§ **Direction**
Reproduce nothing but the lines from the start of the material through the line that includes "([xshift=14pt]elproc.south) |- (assembly.east);", both ends included, and omit every picture.

§ **Data lines**
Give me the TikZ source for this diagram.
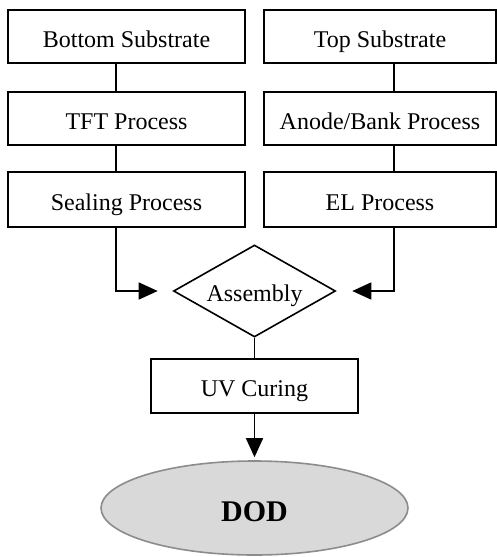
\documentclass[tikz,border=0pt]{standalone}
\usepackage{fontspec}
\setmainfont{Liberation Serif}
\usetikzlibrary{arrows.meta, positioning, shapes.geometric}

\begin{document}
\begin{tikzpicture}[x=1pt, y=-1pt,
    box/.style={draw, line width=1.6pt, minimum width=237pt, minimum height=53pt, inner sep=0pt, text height=21.5pt, text depth=0pt, font=\fontsize{24}{28}\selectfont},
    link/.style={line width=1.6pt},
    flow/.style={line width=1.6pt, -{Triangle[length=19pt, width=17pt]}}
]
\useasboundingbox (0,0) rectangle (497,557);

% Bottom substrate column
\node[box] (bottomsub) at (126.5,36.5) {Bottom Substrate};
\node[box] (tft) at (126.5,118.5) {TFT Process};
\node[box, minimum height=55pt] (sealing) at (126.5,199.5) {Sealing Process};

% Top substrate column
\node[box, minimum width=232pt] (topsub) at (380,36.5) {Top Substrate};
\node[box, minimum width=232pt] (anode) at (380,118.5) {Anode/Bank Process};
\node[box, minimum width=232pt, minimum height=55pt] (elproc) at (380,199.5) {EL Process};

% Links inside each column (a bit off centre)
\draw[link] ([xshift=-10.5pt]bottomsub.south) -- ([xshift=-10.5pt]tft.north);
\draw[link] ([xshift=-10.5pt]tft.south) -- ([xshift=-10.5pt]sealing.north);
\draw[link] ([xshift=14pt]topsub.south) -- ([xshift=14pt]anode.north);
\draw[link] ([xshift=14pt]anode.south) -- ([xshift=14pt]elproc.north);

% Assembly step
\node[draw, diamond, link, aspect=1.76, minimum width=162pt, minimum height=92pt, inner sep=0pt, text height=20pt, text depth=0pt, font=\fontsize{24}{28}\selectfont] (assembly) at (254.5,291) {Assembly};

\draw[flow, shorten >=15pt] ([xshift=-10.5pt]sealing.south) |- (assembly.west);
\draw[flow, shorten >=16pt] ([xshift=14pt]elproc.south) |- (assembly.east);

% Curing and final result
\node[box, minimum width=207pt, minimum height=54pt] (uvcuring) at (254.5,386) {UV Curing};
\node[ellipse, draw=gray!90, fill=gray!30, line width=1.6pt, minimum width=307pt, minimum height=94pt, inner sep=0pt, text height=27pt, text depth=0pt, font=\fontsize{30}{34}\selectfont\bfseries] (dod) at (254.5,508) {DOD};

\draw[link] (assembly.south) -- (uvcuring.north);
\draw[flow, shorten >=3pt] (uvcuring.south) -- (dod.north);

\end{tikzpicture}
\end{document}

§ **Response**
Give me the TikZ source for this diagram.
\documentclass[tikz,border=0pt]{standalone}
\usepackage{fontspec}
\setmainfont{Liberation Serif}
\usetikzlibrary{arrows.meta, positioning, shapes.geometric}

\begin{document}
\begin{tikzpicture}[x=1pt, y=-1pt,
    box/.style={draw, line width=1.6pt, minimum width=237pt, minimum height=53pt, inner sep=0pt, text height=21.5pt, text depth=0pt, font=\fontsize{24}{28}\selectfont},
    link/.style={line width=1.6pt},
    flow/.style={line width=1.6pt, -{Triangle[length=19pt, width=17pt]}}
]
\useasboundingbox (0,0) rectangle (497,557);

% Bottom substrate column
\node[box] (bottomsub) at (126.5,36.5) {Bottom Substrate};
\node[box] (tft) at (126.5,118.5) {TFT Process};
\node[box, minimum height=55pt] (sealing) at (126.5,199.5) {Sealing Process};

% Top substrate column
\node[box, minimum width=232pt] (topsub) at (380,36.5) {Top Substrate};
\node[box, minimum width=232pt] (anode) at (380,118.5) {Anode/Bank Process};
\node[box, minimum width=232pt, minimum height=55pt] (elproc) at (380,199.5) {EL Process};

% Links inside each column (a bit off centre)
\draw[link] ([xshift=-10.5pt]bottomsub.south) -- ([xshift=-10.5pt]tft.north);
\draw[link] ([xshift=-10.5pt]tft.south) -- ([xshift=-10.5pt]sealing.north);
\draw[link] ([xshift=14pt]topsub.south) -- ([xshift=14pt]anode.north);
\draw[link] ([xshift=14pt]anode.south) -- ([xshift=14pt]elproc.north);

% Assembly step
\node[draw, diamond, link, aspect=1.76, minimum width=162pt, minimum height=92pt, inner sep=0pt, text height=20pt, text depth=0pt, font=\fontsize{24}{28}\selectfont] (assembly) at (254.5,291) {Assembly};

\draw[flow, shorten >=15pt] ([xshift=-10.5pt]sealing.south) |- (assembly.west);
\draw[flow, shorten >=16pt] ([xshift=14pt]elproc.south) |- (assembly.east);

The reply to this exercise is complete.